There is a scene in Tony Kushner’s Angels in America where two characters, Louis and Belize, sit in a coffeeshop and Louis goes off on a long digression about America, about why democracy has succeeded in America (“comparatively, not literally, not in the present”), power and race in America, politics and freedom in America, everything, and Belize doesn’t really respond until later, when they meet again, at the Bethesda Fountain in Central Park. The first time I read this play was nearly ten years ago, but part of his response has stuck with me since then: “I live in America, Louis, that’s hard enough, I don’t have to love it.”

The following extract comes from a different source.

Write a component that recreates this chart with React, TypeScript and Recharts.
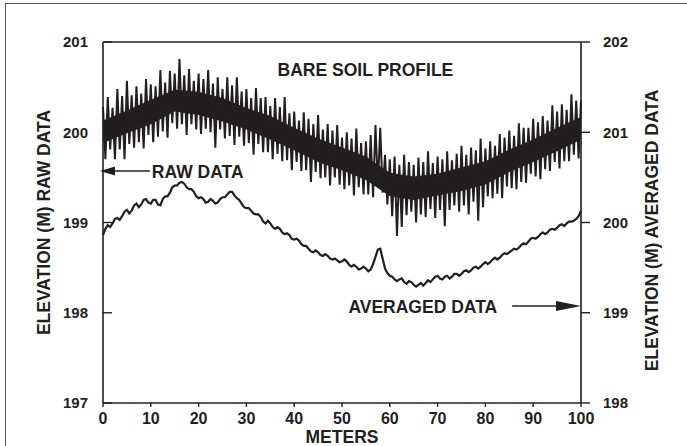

The play is set in New York in the 80s, in the shadow of Koch and Reagan and AIDS, and I read it first in the shadow of terrorism and Bush and Iraq, and then the scene came to mind again recently when I was listening to a show on the radio about American exceptionalism. The discussion among the panel was, as seems fairly typical for this show, careful and nuanced and balanced, but there developed in the end the general consensus that American exceptionalism was, has been, might still be and could be again a good thing.
“De Tocqueville’s America” was the phrase that kept coming up, part of the frequent nods to the founding mythology of the country (immigrants, freedom, republic), to the journey of America, the perfecting of the union, what seemed a sort of moral Manifest Destiny. The argument was that America at its founding represented something that was, indeed, exceptional, and a return to that idea, that kind of exceptionalism, would be good, would be worth striving for. The thing though about Manifest Destinies is that there is always a cost, there are always Indians, and American exceptionalism in the eighteenth century or to de Tocqueville might have meant one thing but it has become something else now. At the very least, it has developed a darker tinge, stains that a simple return to the past cannot whitewash.